In the same article, professor of Security Engineering at Cambridge University Ross Anderson warned that the debate around AI-driven scanning for CSAM (child sexual abuse material) has overlooked the potential for manipulation by law enforcement agencies.

“The security and intelligence community have always used issues that scare lawmakers, like children and terrorism, to undermine online privacy,” Anderson told Balkan Insight.

“We all know how this works, and come the next terrorist attack, no lawmaker will oppose the extension of scanning from child abuse to serious violent and political crimes.”
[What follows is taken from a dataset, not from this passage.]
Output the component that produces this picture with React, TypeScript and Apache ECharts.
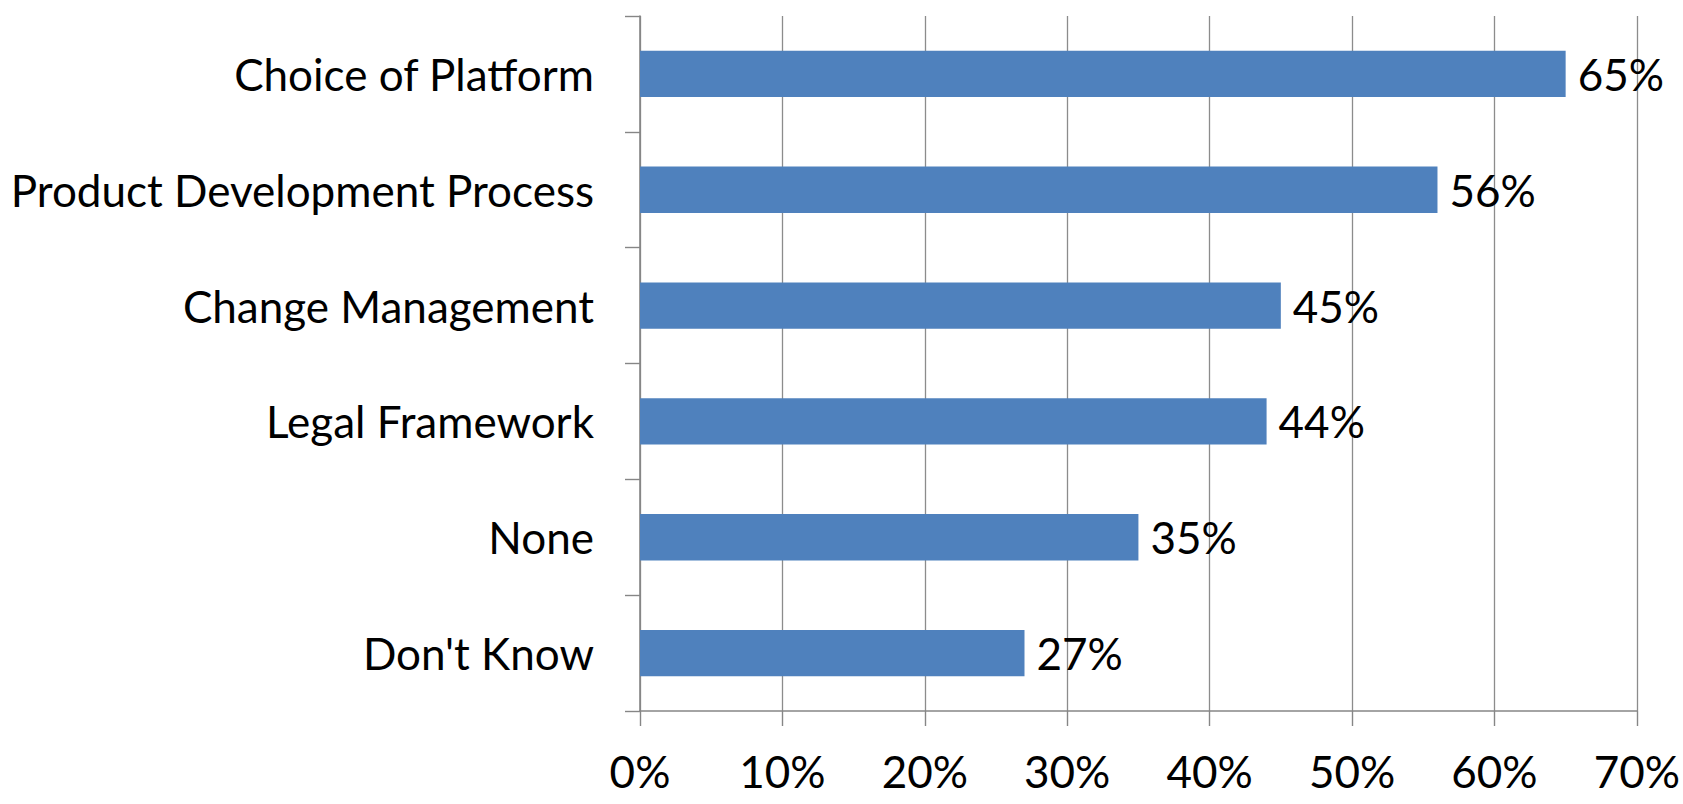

In 2022, Ylva Johansson, then European Commissioner for Home Affairs, and a key figure driving forward the Chat Control proposal, dismissed the idea thatthe approach she advocated would unleash something new or extreme, telling MEPs it was “totally false to say that with a new regulation there will be new possibilities for detection that don’t exist today”.

As the Balkan Insight reported, in July 2022 the head of Johansson’s Directorate-General, Monique Pariat, visited Europol “to discuss the contribution the EU police agency could make to the fight against CSAM, in a meeting attended by Europol executive director Catherine de Bolle.”

There, Europol officials “floated the idea of using the proposed EU Centre to scan for more than just CSAM, telling the Commission, ‘There are other crime areas that would benefit from detection’.”

Then there’s the question of hypocrisy and double standards, as critics point out that politicians and state functionaries would be exempt from having their communications scanned.

In a commentary published in April 2024, Patrick Breyer – a digital rights activist and member of the Pirate Party Germany – honed in on the text of the Commission’s proposal.

Breyer points to Article 1 of the proposed regulation, which reads: “This Regulation shall not apply to professional government accounts using services or parts of the services for national security purposes, maintaining law and order or military purposes.”

And: “The Regulation shall not apply to confidential information, including classified information, information covered by professional secrecy and trade secrets…”

Breyer commented: “The fact that the EU interior ministers want to exempt police officers, soldiers, intelligence officers and even themselves from chat control scanning proves that they know exactly just how unreliable and dangerous the snooping algorithms are that they want to unleash on us citizens.”